According to Kids and Family Reading Report, a new survey from children’s publisher Scholastic, 83% of children aged between six and 17 said that they “loved” or “liked” being read to at bedtime. The report also reveals that although only 37% of six- to eight-year-olds are read to, falling to one in five for children aged 9-11, 31% of the children whose parents no longer read aloud to them wanted them to carry on.
I stopped reading to our children about 15 years ago, by which time our son and daughter were around 12 and 10 respectively. But for the whole of their lives hitherto, originally alternating each night between bath and reading duties, my wife and I trudged through the gamut of bedtime stories, from the classics to some of the worst books I’ve ever come across.
To be honest, as new parents we started reading because we thought that was what we should do. From my own early childhood I can only remember my own father reading the London Evening Standard’s Billy the Bee and Modesty Blaise comic strips to me, so maybe I had a mission to overcompensate. Either way, after we got beyond the bedtime song stage, we entered in earnest on our regime of nightly reading. This started, bizarrely enough, after our son, aged about two, insisted each night on being shown the visitors’ guide to Whipsnade Zoo, where we’d recently spent a day that memorably featured him being terrified into inconsolable screams by the grunt of an Indian rhino, post-wee.
This was, perhaps, a strange gateway to literacy, but thereafter the demand was as much from him as from our sense of parental duty. Sometimes, to be sure, things got out of hand. There was a pop-up book about a white mouse called Maisy he loved so much that he pleaded, one night, to be allowed to have it with him in his cot. By the next morning, inevitably, the book was torn to pieces, an early lesson in how we’re fated to kill the thing we love.
His sister, 20 months younger, was soon along for the ride too. Mostly at this stage we still inhabited the realm of picture books. This was the way I discovered the oeuvre of truly great artists and illustrators such as Shirley Hughes and Tony Ross, who’d emerged, unbeknown to me, since my own childhood.
Thus the bedtime sessions became a joy for all of us. Though naturally there were some complete stinkers in the ever growing mix. This wasn’t a problem if we’d borrowed the book from the library –after a week, with luck, you’d never have to see the bloody thing ever again – but other books arrived as gifts, presumably to be treasured forever. Hence several failed attempts to throw away a thin volume about a challenged pig called Pog, whose adventures consisted of him hiding behind his hands to become invisible or standing in a hole. Each time the wails of dismay forced me to repent and retrieve the book from the bin. Our daughter thought this was hilariously funny; although in retrospect I think she found my loathing for the book even funnier: that’s how the bonds of family life and love, in all their mesmeric contrariness, are created.
Over the coming years we got through the lot, with one or two omissions.
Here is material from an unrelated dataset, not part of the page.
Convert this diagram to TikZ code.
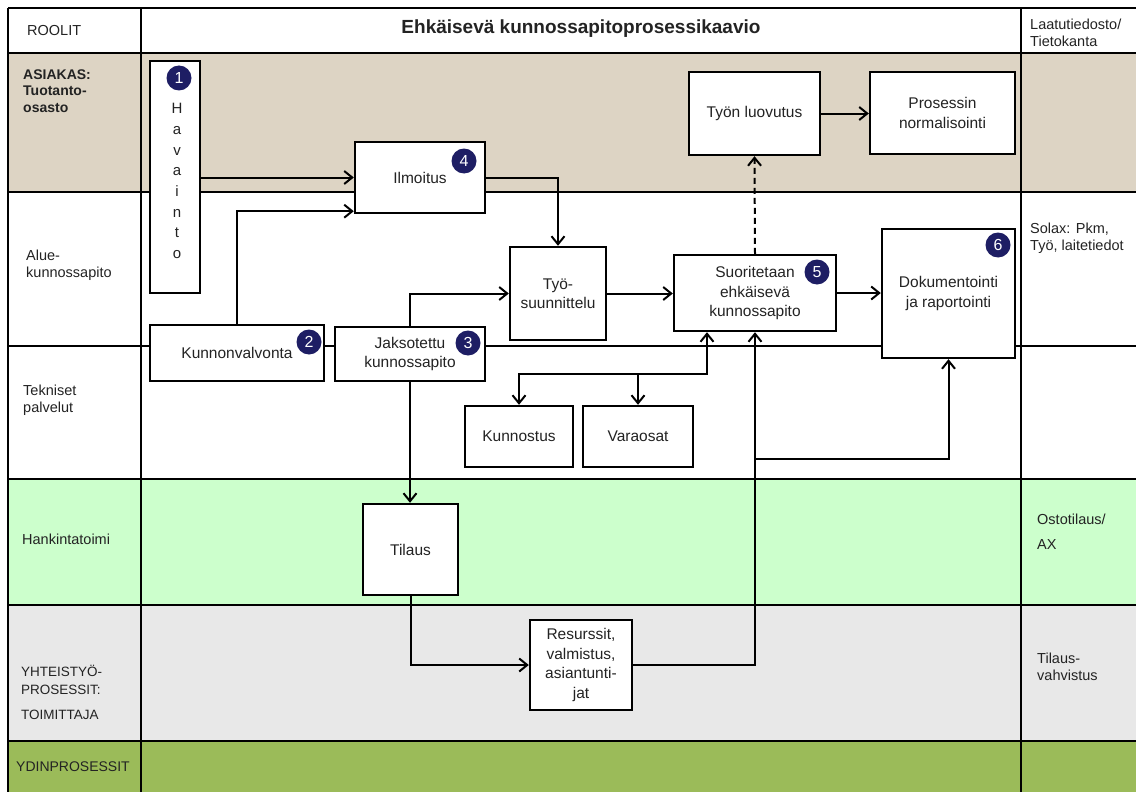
\documentclass[tikz,border=0pt]{standalone}
\usepackage{fontspec}
\setmainfont{Liberation Sans}
\usetikzlibrary{arrows.meta}
\definecolor{lanetan}{RGB}{221,212,196}
\definecolor{lanegreen}{RGB}{204,255,204}
\definecolor{lanegray}{RGB}{232,232,232}
\definecolor{coregreen}{RGB}{155,187,89}
\definecolor{badge}{RGB}{30,30,100}
\definecolor{ink}{RGB}{35,35,35}

\begin{document}
\begin{tikzpicture}[x=1pt,y=-1pt,
  >={Straight Barb[length=8pt,width=13pt]},
  stepbox/.style={draw=black, line width=2.4pt, fill=white, align=center,
    font=\fontsize{15.5}{19.5}\selectfont, text=ink, inner sep=0pt},
  flow/.style={line width=2pt, ->},
  badgenode/.style={circle, fill=badge, text=white, minimum size=25pt,
    inner sep=0pt, font=\fontsize{16}{16}\selectfont},
  lanelabel/.style={anchor=west, align=left, font=\fontsize{14.5}{16.8}\selectfont,
    text=ink, inner sep=0pt},
  thinrule/.style={line width=1.1pt},
  thickrule/.style={line width=2.6pt},
]
\useasboundingbox (0,0) rectangle (1136,792);
\fill[white] (0,0) rectangle (1136,792);

% swimlane backgrounds
\fill[white]      (8,8)   rectangle (1136,53);
\fill[lanetan]    (8,53)  rectangle (1136,192);
\fill[white]      (8,192) rectangle (1136,479);
\fill[lanegreen]  (8,479) rectangle (1136,605);
\fill[lanegray]   (8,605) rectangle (1136,741);
\fill[coregreen]  (8,741) rectangle (1136,792);

% lane rules
\foreach \yy in {53,192,346,479,741} \draw[thinrule] (8,\yy) -- (1136,\yy);
\draw[thickrule] (8,605) -- (1136,605);
\draw[thickrule] (8,8) -- (1136,8);
\draw[thickrule] (8,8) -- (8,792);
\draw[thickrule] (141,8) -- (141,792);
\draw[thickrule] (1021,8) -- (1021,792);

% header
\node[font=\bfseries\fontsize{19}{19}\selectfont, text=ink] (title) at (581,29)
  {Ehkäisevä kunnossapitoprosessikaavio};
\node[lanelabel] (roolit) at (27,31) {ROOLIT};
\node[lanelabel] (tietokanta) at (1030,33) {Laatutiedosto/\\Tietokanta};

% role labels
\node[lanelabel, font=\bfseries\fontsize{14}{16.5}\selectfont] (asiakas) at (23,91)
  {ASIAKAS:\\Tuotanto-\\osasto};
\node[lanelabel] (alue) at (26,265) {Alue-\\kunnossapito};
\node[lanelabel] (tekniset) at (23,400) {Tekniset\\palvelut};
\node[lanelabel] (hankinta) at (22,539) {Hankintatoimi};
\node[lanelabel, font=\fontsize{13.5}{17.5}\selectfont] (yhteistyo) at (21,680)
  {YHTEISTYÖ-\\PROSESSIT:};
\node[lanelabel, font=\fontsize{13.5}{17.5}\selectfont] (toimittaja) at (21,715) {TOIMITTAJA};
\node[lanelabel, font=\fontsize{14}{16}\selectfont] (ydin) at (16,767) {YDINPROSESSIT};

% data store labels
\node[lanelabel] (solax) at (1030,238) {Solax: Pkm,\\Työ, laitetiedot};
\node[lanelabel] (ostotilaus) at (1037,532) {Ostotilaus/\\[8pt]AX};
\node[lanelabel] (vahvistus) at (1037,667) {Tilaus-\\vahvistus};

% process steps
\node[stepbox, minimum width=50pt, minimum height=232pt] (hav) at (175,177) {};
\node[font=\fontsize{15}{20.7}\selectfont, align=center, text=ink, inner sep=0pt]
  (havtext) at (177,181) {H\\a\\v\\a\\i\\n\\t\\o};
\node[stepbox, minimum width=174pt, minimum height=56pt] (kv) at (237,353) {Kunnonvalvonta};
\node[stepbox, minimum width=150pt, minimum height=54pt] (jk) at (410,354)
  {Jaksotettu\\kunnossapito};
\node[stepbox, minimum width=130pt, minimum height=71pt] (il) at (420,177.5) {Ilmoitus};
\node[stepbox, minimum width=96pt, minimum height=93pt] (ts) at (558,293.5) {Työ-\\suunnittelu};
\node[stepbox, minimum width=162pt, minimum height=76pt] (se) at (755,293)
  {Suoritetaan\\ehkäisevä\\kunnossapito};
\node[stepbox, minimum width=133pt, minimum height=129pt] (dr) at (948.5,293.5)
  {Dokumentointi\\ja raportointi};
\node[stepbox, minimum width=131pt, minimum height=83pt] (tl) at (754.5,113.5) {Työn luovutus};
\node[stepbox, minimum width=145pt, minimum height=82pt] (pn) at (942.5,113)
  {Prosessin\\normalisointi};
\node[stepbox, minimum width=108pt, minimum height=61pt] (ku) at (519,436.5) {Kunnostus};
\node[stepbox, minimum width=110pt, minimum height=61pt] (vo) at (638,436.5) {Varaosat};
\node[stepbox, minimum width=95pt, minimum height=91pt] (ti) at (410.5,549.5) {Tilaus};
\node[stepbox, minimum width=102pt, minimum height=90pt] (rs) at (581,665)
  {Resurssit,\\valmistus,\\asiantunti-\\jat};

% step numbers
\node[badgenode] (b1) at (179,78) {1};
\node[badgenode] (b2) at (309,342) {2};
\node[badgenode] (b3) at (468,343) {3};
\node[badgenode] (b4) at (464,161) {4};
\node[badgenode] (b5) at (817,272) {5};
\node[badgenode] (b6) at (998,245) {6};

% junction points
\coordinate (split) at (707,374);
\coordinate (docjoin) at (755,459);

% connectors
\draw[flow] (hav.east |- il.west) -- (il.west);
\draw[flow] (kv.north) |- ([yshift=3pt]il.south west);
\draw[flow] (il.east) -| (ts.north);
\draw[flow] (jk.north) |- (ts.west);
\draw[flow] (ts.east) -- (ts.east -| se.west);
\draw[flow] (se.east) -- (se.east -| dr.west);
\draw[flow, dash pattern=on 6pt off 4pt] (se.north) -- (tl.south);
\draw[flow] (tl.east) -- (tl.east -| pn.west);
\draw[flow, <->] (split |- se.south) -- (split) -| (ku.north);
\draw[flow] (vo.north |- split) -- (vo.north);
\draw[flow] (jk.south) -- (jk.south |- ti.north);
\draw[flow] (ti.south) |- (rs.west);
\draw[flow] (rs.east) -| (se.south);
\draw[flow] (docjoin) -| (dr.south);
\end{tikzpicture}
\end{document}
My wife, having once worked for British Rail, wouldn’t tolerate Thomas the Tank Engine because of its technological obscurantism and reinforcement of the patriarchy. I simply can’t stand Enid Blyton, and neither of us rated Roald Dahl, though we caved in and read him to our children because mostly we were catholic in our collective taste: so we did Paddington, George MacDonald, all of Narnia except for The Last Battle (I read ahead and drew the line at CS Lewis’s “they’ve all been dead the whole time” cop-out at the end). And we loved and reread forgotten classics from my wife’s childhood library, like Enid Bagnold’s Alice and Thomas and Jane.
If this all sounds rather precious, at the same time we had no compunction at recruiting the telly as a friendly nanny, poisoning our children’s minds from an early age with breathtakingly violent Bugs Bunny cartoons on top of hours and hours of utter trash. But the books, crucially, were the ritual. After over a decade, by which time our children were also hooked on computer games, we reached the climax when I took a year to read them the whole of The Lord of the Rings.
I’d never previously read the thing myself, and couldn’t be bothered to read ahead, so often had do some real-time editing to skip the lengthier verse genealogies. I also, to amuse myself more than our children, adopted different accents for each of the races of Middle Earth: so the hobbits were Mummerset, the elves Welsh, the dwarves Birmingham, while the orcs spoke in thick Afrikaans through my own utterly childish giggling. Even so, when Gandalf gets scoffed by the Balrog, our son, then 10, burst into tears.
After that, we moved on to TH White’s Arthurian books, but halfway through the second volume it all sort of just petered out. By now they were reading Harry Potter themselves, and also entering an age suited to solitary vice. Remember, 300 years ago – the blink of an eye in the history of human literacy – decent people were horrified by the emergence of The Novel, written to be read, not aloud, but in your head alongside all that other uncontrollable, unknowable, internal filth.
And I’ve no idea whether those 10 years reading aloud did our children good or ill, as neither of us were rigorous enough to use our son or daughter as an unread-to control. But I do know that both of them, now in their mid-20s, fall about laughing whenever they do a South African accent.